A human can become addicted to literally any behavior. The solution isn’t to make illegal the behaviors that can be harmful when done in excess, it is to provide addiction counseling resources at no cost funded by the people who can control themselves. And higher amounts of control, like allowing users to ban themselves, or indicators that flag users as problem gamblers.

Making the behaviors illegal doesn’t actually help people you mention, it just drives them to less safe avenues and jail. Hardly help if you ask me.

People also have a right to discover for themselves that something is dangerous to them personally. It sucks, but not everyone is going to know off the bat that they have alcoholic tendencies.

discuss

order

ToucanLoucan|1 year ago

I find it interesting that everyone is assuming I want gambling made illegal or something, when I said nothing of the sort.

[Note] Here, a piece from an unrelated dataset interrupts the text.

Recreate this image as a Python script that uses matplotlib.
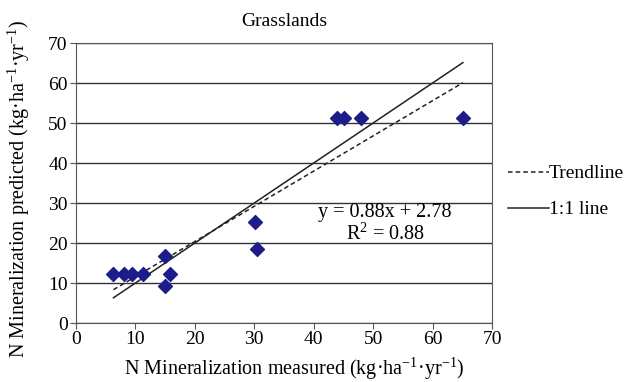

The comment I replied to postulates that gambling is fine because it's the person's choice. I replied asking if that was necessarily true given all of what we have learned and are learning about addiction, drawing comparisons to substances/behaviors, illicit and otherwise, that are known to be addictive. And everyone thinks I'm some moral crusader who wants to ban everything.

I don't, FWIW. I just think these questions are important and the answers are more complicated than "everyone can and should do whatever they want" or "everyone has to eat nothing but corn flakes and eschew all temptations in life for Jesus."

Though, I will say that I find it off-putting how many states in my Untied States are apparently totally fine with juicing their budgets with the profits of gambling enterprises. Like... we can definitely have gambling, but it feels exploitative that the state itself is raising money, even if that money is for public services, off the backs of known-to-be-addictive products.

peepee1982|1 year ago

Your argument is overly simplistic. Just because people can get addicted to anything doesn’t mean we should do nothing. Relying on personal responsibility alone is a cop-out, especially with something as addictive as sports betting.

Making it taboo or illegal could actually reduce harm by making it less acceptable and accessible. Prevention beats cleanup any day. Let’s not pretend that counseling alone is enough to solve this.

webkike|1 year ago

I didn’t say that we should do nothing. What I said is we should do things within a framework that allows people who engage in activities in non harmful ways to continue to do those activities, and to have those people fund helping people who can’t.

That funding can include sweeping out illegal gambling operations that prey on vulnerable people. No one would mind taking them out of there are legal options available to them.

dwighttk|1 year ago

I don’t remember the number but it was something like a large single digit increase in personal bankruptcy in states that legalized gambling vs states that haven’t.